Perhaps there is a happy medium, Rutu Modan seems to suggest in her latest graphic novel, The Property. Loosely based on her personal experience of meeting her estranged maternal grandfather, the book opens with an epigraph attributed to Modan’s mother: “With family, you don’t have to tell the whole truth and it’s not considered lying.”
That sentence sets the stage for the fictional story of Regina Segal and her granddaughter Mica to unfold, as the two feisty women travel from Israel to Warsaw ostensibly to deal with prewar property issues. Soon enough, the seemingly straightforward plot thickens into a yarn that’s part love story, part whodunit, part screwball comedy, and part exploration of Jewish-Israeli identity. Modan even uses different typefaces for the different languages—Hebrew, Polish, and English—spoken throughout the novel, adding a graphic element to the drama.

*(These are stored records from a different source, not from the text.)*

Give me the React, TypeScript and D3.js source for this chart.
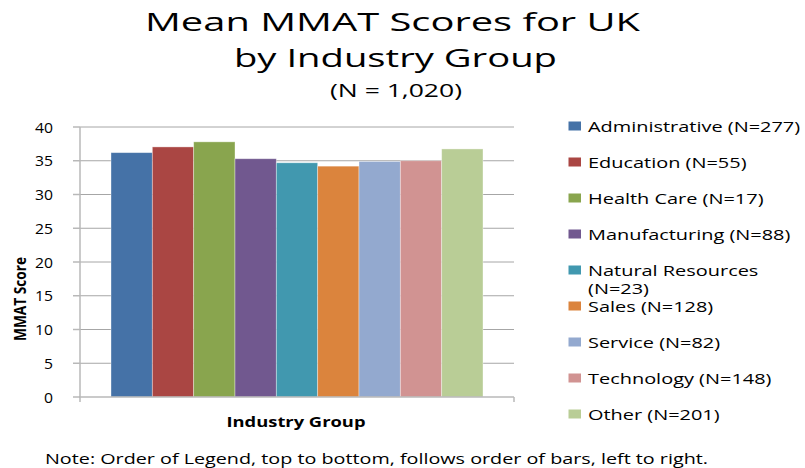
import React from 'react';
import * as d3 from 'd3';

// Mean MMAT scores per industry group
const groups = [
  'Administrative (N=277)',
  'Education (N=55)',
  'Health Care (N=17)',
  'Manufacturing (N=88)',
  'Natural Resources (N=23)',
  'Sales (N=128)',
  'Service (N=82)',
  'Technology (N=148)',
  'Other (N=201)'
];
const legendLines = [
  ['Administrative (N=277)'],
  ['Education (N=55)'],
  ['Health Care (N=17)'],
  ['Manufacturing (N=88)'],
  ['Natural Resources', '(N=23)'],
  ['Sales (N=128)'],
  ['Service (N=82)'],
  ['Technology (N=148)'],
  ['Other (N=201)']
];
const scores = [36.2, 37.05, 37.8, 35.3, 34.7, 34.2, 34.9, 35.0, 36.75];
const colors = [
  '#4572A7', '#AA4643', '#89A54E', '#71588F', '#4198AF',
  '#DB843D', '#93A9CF', '#D19392', '#B9CD96'
];
const yTicks = [0, 5, 10, 15, 20, 25, 30, 35, 40];

const FONT = '"Open Sans", sans-serif';
const W = 805;
const H = 468;
const plot = { left: 80, right: 514, top: 127, bottom: 397 };

const App: React.FC = () => {
  const x = d3.scaleBand<string>()
    .domain(groups)
    .range([plot.left, plot.right])
    .paddingInner(0)
    .paddingOuter(0.75);
  const y = d3.scaleLinear().domain([0, 40]).range([plot.bottom, plot.top]);
  const legendY = d3.scalePoint<string>()
    .domain(groups)
    .range([126, 414]);

  return (
    <svg width={W} height={H} style={{ position: 'absolute', left: 0, top: 0, background: '#fff' }}>
      <rect width={W} height={H} fill="#fff" />
      <g fontFamily={FONT} fill="#000">
        <text x={392.5} y={31} fontSize={26} textAnchor="middle" textLength={495} lengthAdjust="spacingAndGlyphs">
          Mean MMAT Scores for UK
        </text>
        <text x={395.5} y={67} fontSize={26} textAnchor="middle" textLength={323} lengthAdjust="spacingAndGlyphs">
          by Industry Group
        </text>
        <text x={396} y={97} fontSize={18} textAnchor="middle" textLength={132} lengthAdjust="spacingAndGlyphs">
          (N = 1,020)
        </text>
      </g>

      {/* gridlines */}
      {yTicks.filter((t) => t > 0).map((t) => (
        <line key={t} x1={plot.left} x2={plot.right} y1={y(t)} y2={y(t)} stroke="#a6a6a6" strokeWidth={1} />
      ))}

      {/* bars */}
      {groups.map((g, i) => (
        <rect
          key={g}
          x={x(g)!}
          y={y(scores[i])}
          width={x.bandwidth()}
          height={y(0) - y(scores[i])}
          fill={colors[i]}
          stroke="#ffffff"
          strokeOpacity={0.45}
          strokeWidth={0.8}
        />
      ))}

      {/* axes */}
      <line x1={plot.left} x2={plot.left} y1={plot.top} y2={plot.bottom} stroke="#b8b8b8" strokeWidth={1.5} />
      <line x1={plot.left - 1} x2={plot.right} y1={plot.bottom} y2={plot.bottom} stroke="#b8b8b8" strokeWidth={1.5} />
      <line x1={plot.left} x2={plot.left} y1={plot.bottom} y2={plot.bottom + 5} stroke="#b8b8b8" strokeWidth={1.5} />
      <line x1={plot.right} x2={plot.right} y1={plot.bottom} y2={plot.bottom + 5} stroke="#b8b8b8" strokeWidth={1.5} />
      {yTicks.map((t) => (
        <g key={t}>
          <line x1={plot.left - 7} x2={plot.left} y1={y(t)} y2={y(t)} stroke="#b8b8b8" strokeWidth={1.5} />
          <text x={53} y={y(t) + 5.5} fontFamily={FONT} fontSize={15} textAnchor="end" fill="#000"
            textLength={t >= 10 ? 18 : 9} lengthAdjust="spacingAndGlyphs">
            {t}
          </text>
        </g>
      ))}

      {/* axis titles */}
      <text transform="translate(25.5,299) rotate(-90)" fontFamily={FONT} fontSize={16} fontWeight="bold"
        textAnchor="middle" textLength={84} lengthAdjust="spacingAndGlyphs">
        MMAT Score
      </text>
      <text x={296} y={427} fontFamily={FONT} fontSize={15} fontWeight="bold" textAnchor="middle"
        textLength={139} lengthAdjust="spacingAndGlyphs">
        Industry Group
      </text>

      {/* legend */}
      {groups.map((g, i) => {
        const cy = legendY(g)!;
        return (
          <g key={g}>
            <rect x={568.5} y={cy - 4.5} width={12.5} height={9} fill={colors[i]} />
            {legendLines[i].map((line, j) => (
              <text key={j} transform={`translate(588,${cy + 5.5 + j * 18.5}) scale(1.33,1)`}
                fontFamily={FONT} fontSize={15} fill="#000">
                {line}
              </text>
            ))}
          </g>
        );
      })}

      <text x={45} y={464} fontFamily={FONT} fontSize={15} fill="#000" textLength={663} lengthAdjust="spacingAndGlyphs">
        Note: Order of Legend, top to bottom, follows order of bars, left to right.
      </text>
    </svg>
  );
};

export default App;
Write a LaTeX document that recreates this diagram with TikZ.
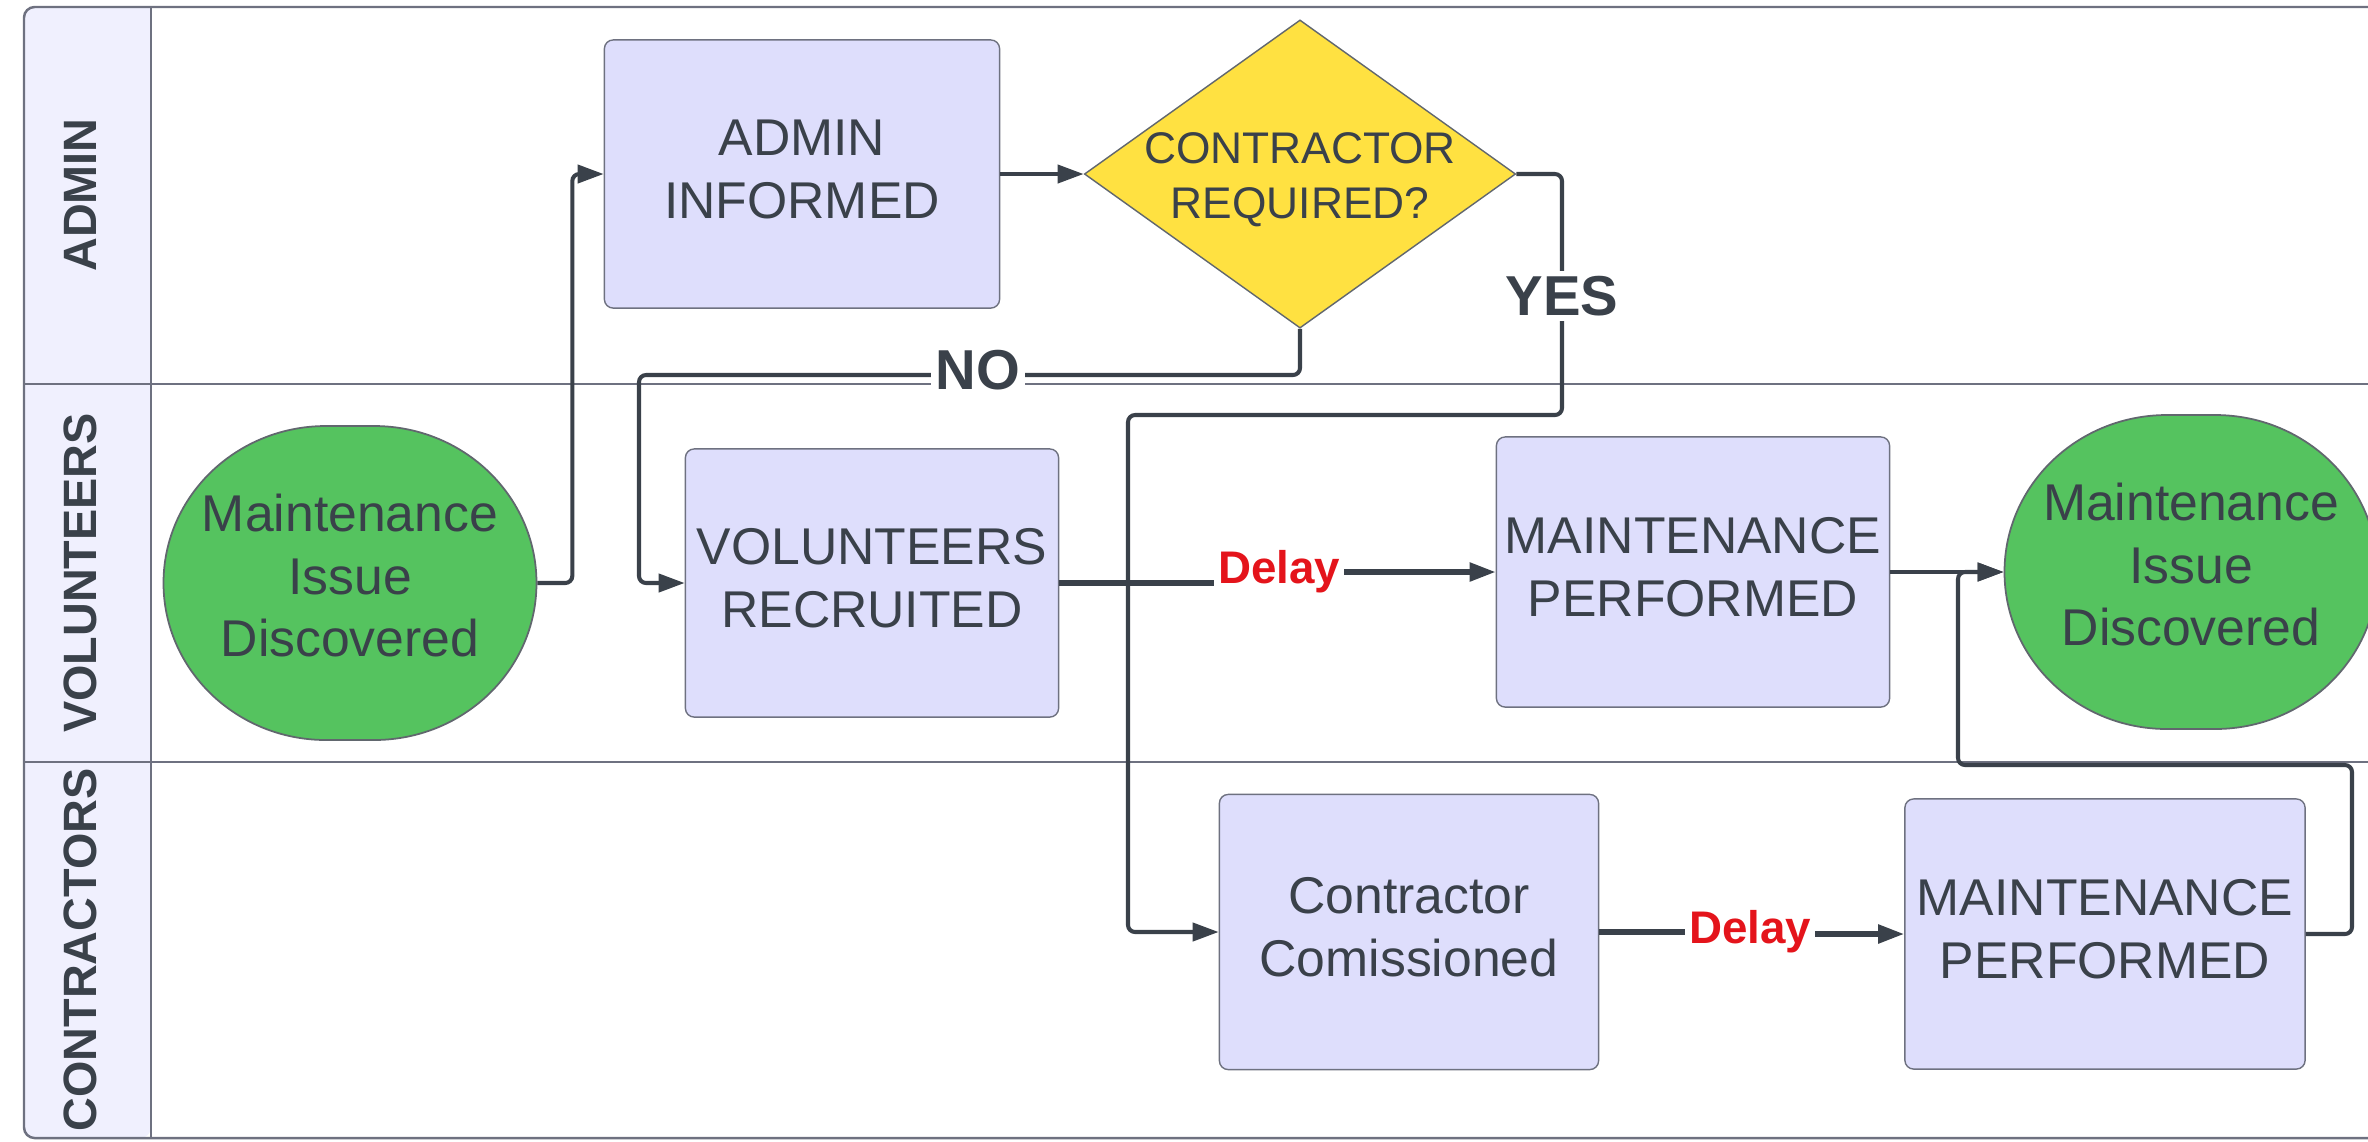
\documentclass[tikz,border=0pt]{standalone}
\usepackage{fontspec}
\setmainfont{Liberation Sans}
\usetikzlibrary{shapes.geometric}
\usetikzlibrary{arrows.meta}

\definecolor{ink}{HTML}{3A414A}
\definecolor{edge}{HTML}{6E7180}
\definecolor{lanefill}{HTML}{F0F0FE}
\definecolor{taskfill}{HTML}{DEDEFC}
\definecolor{termfill}{HTML}{55C35F}
\definecolor{decfill}{HTML}{FFE141}
\definecolor{delayred}{HTML}{E4141B}

\begin{document}
\begin{tikzpicture}[x=0.01cm,y=-0.01cm,
    laneline/.style={draw=edge,line width=0.7pt},
    lanelabel/.style={rotate=90,text=ink,inner sep=0pt,font=\bfseries\fontsize{13.3}{16}\selectfont},
    task/.style={draw=edge,fill=taskfill,rounded corners=2.5pt,text=ink,align=center,inner sep=0pt,
        text depth=0.1cm,font=\fontsize{14.7}{17.8}\selectfont},
    terminal/.style={text=ink,align=center,inner sep=0pt,text depth=0.15cm,
        font=\fontsize{14.7}{17.8}\selectfont,minimum width=3.73cm,minimum height=3.14cm},
    termshape/.style={draw=ink!80,fill=termfill,line width=0.5pt},
    decision/.style={diamond,draw=ink!80,fill=decfill,minimum width=4.31cm,minimum height=3.08cm,inner sep=0pt},
    flow/.style={draw=ink,line width=1.15pt,rounded corners=2pt,-{Triangle[length=0.26cm,width=0.18cm]}},
    delayline/.style={draw=ink,line width=1.5pt},
    answer/.style={fill=white,text=ink,inner sep=1.5pt,font=\bfseries\fontsize{16}{19}\selectfont},
    delaylabel/.style={text=delayred,inner sep=1pt,font=\bfseries\fontsize{13}{15}\selectfont}]
    \useasboundingbox (0,0) rectangle (2368,1141);
    \clip (0,0) rectangle (2368,1141);

    % swimlanes
    \fill[lanefill] (151,7) [rounded corners=3pt] -- (24,7) -- (24,1138) -- (151,1138) [sharp corners] -- cycle;
    \draw[laneline,rounded corners=3pt] (24,7) rectangle (2420,1138);
    \foreach \y in {384,762}
        \draw[laneline] (24,\y) -- (2420,\y);
    \draw[laneline] (151,7) -- (151,1138);
    \foreach \y/\lane in {195/ADMIN,573/VOLUNTEERS,950/CONTRACTORS}
        \node[lanelabel] (lane-\lane) at (80,\y) {\lane};

    % start and end shapes
    \foreach \cx/\cy in {350/583,2191/572}
        \filldraw[termshape] (\cx-24,\cy-157) -- (\cx+24,\cy-157)
            arc[start angle=-90,end angle=90,x radius=162.5,y radius=157] -- (\cx-24,\cy+157)
            arc[start angle=90,end angle=270,x radius=162.5,y radius=157] -- cycle;

    % steps
    \node[terminal] (start) at (350,583) {Maintenance\\Issue\\Discovered};
    \node[task,minimum width=3.95cm,minimum height=2.68cm] (admin) at (802,174) {ADMIN\\INFORMED};
    \node[decision] (ask) at (1300,174) {};
    \node[text=ink,align=center,yshift=-0.06cm,font=\fontsize{12.6}{15.6}\selectfont] (asktext) at (ask) {CONTRACTOR\\REQUIRED?};
    \node[task,minimum width=3.73cm,minimum height=2.68cm] (recruit) at (872,583) {VOLUNTEERS\\RECRUITED};
    \node[task,minimum width=3.93cm,minimum height=2.70cm] (volwork) at (1693,572) {MAINTENANCE\\PERFORMED};
    \node[terminal] (stop) at (2191,572) {Maintenance\\Issue\\Discovered};
    \node[task,minimum width=3.79cm,minimum height=2.75cm] (commission) at (1409,932) {Contractor\\Comissioned};
    \node[task,minimum width=4.00cm,minimum height=2.70cm] (conwork) at (2105,934) {MAINTENANCE\\PERFORMED};

    % connectors
    \draw[flow] (start.east) -- ++(35,0) |- (admin.west);
    \draw[flow] (admin.east) -- (ask.west);
    \coordinate (nobend) at (639,375);
    \draw[flow] (ask.south) |- (nobend) |- (recruit.west);
    \node[answer] (no) at (978,370) {NO};
    \coordinate (yesbend) at (1562,415);
    \coordinate (yesdrop) at (1128,415);
    \draw[flow] (ask.east) -| (yesbend) -- (yesdrop) |- (commission.west);
    \node[answer] (yes) at (1562,296) {YES};

    \node[delaylabel] (delay1) at (1279,572) {Delay};
    \draw[delayline] (recruit.east) -- (recruit.east -| delay1.west);
    \draw[flow,line width=1.5pt] (delay1.east) -- (volwork.west);
    \node[delaylabel] (delay2) at (1750,932) {Delay};
    \draw[delayline] (commission.east) -- (delay2.west);
    \draw[flow,line width=1.5pt] (delay2.east |- conwork.west) -- (conwork.west);

    \draw[flow] (volwork.east) -- (stop.west);
    \coordinate (loopup) at (2352,765);
    \coordinate (loopin) at (1958,765);
    \draw[flow] (conwork.east) -| (loopup) -- (loopin) |- (stop.west);
\end{tikzpicture}
\end{document}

Modan has a knack for using small stories about interpersonal relationships to explore bigger issues: Her first full-length graphic novel, Exit Wounds (2008), delved into complicated life in contemporary Israel, in a tale about a taxi driver who gets a call telling him his estranged father was killed in a suicide bombing. The Property also taps into the zeitgeist of modern-day Israel, where the Holocaust is a perpetual undercurrent and where ever more Israelis embark on “roots trips” across Europe to reconnect with their family histories and, in some cases, recover lost assets.
From the start, Modan depicts the ambivalence that sometimes accompanies such trips. On the plane to Poland, when a guide accompanying Israeli students on a March of the Living trip tells Regina how moving it is to be able to show Mica her old haunts, she responds, “Warsaw doesn’t interest me. It’s one big cemetery,” adding that they’re going simply to claim their property.
Once in Warsaw, however, Regina’s true motives for the trip emerge, as she stealthily tracks down an old love interest—a non-Jewish Pole named Roman Gorski who (spoiler alert) fathered her son, Mica’s late father, before Regina fled to Mandatory Palestine to escape the Nazis. Mica, meanwhile, treks all over Warsaw in search of the lost property; she is alternately accompanied by a gentile tour guide of Jewish Warsaw, with whom she becomes involved, and shadowed by a family acquaintance driven by his own motives.
Unlike Kichka, Modan doesn’t explicitly depict Holocaust imagery in The Property. Instead, her clear drawing style, which is often compared to that of Hergé’s Tintin books, switches from vividly colored panels to sepia-toned ones when characters discuss the past or flash back to it. The only Nazis pictured in the book appear when Mica inadvertently gets “caught” in a reenactment of the Warsaw Ghetto Uprising and is rescued by the wily family friend.
Fittingly, the action comes to a head as all the characters unite in a Warsaw cemetery on Zaduszki (All Saint’s Day), the day that souls of the dead return to visit their homes, according to Polish tradition. This not only echoes Regina’s remark about Poland being one big cemetery—it also underscores the fact that family skeletons often have a way of creeping back to life despite painstaking efforts to keep them buried.
Anat Rosenberg is a New York-based editor and writer.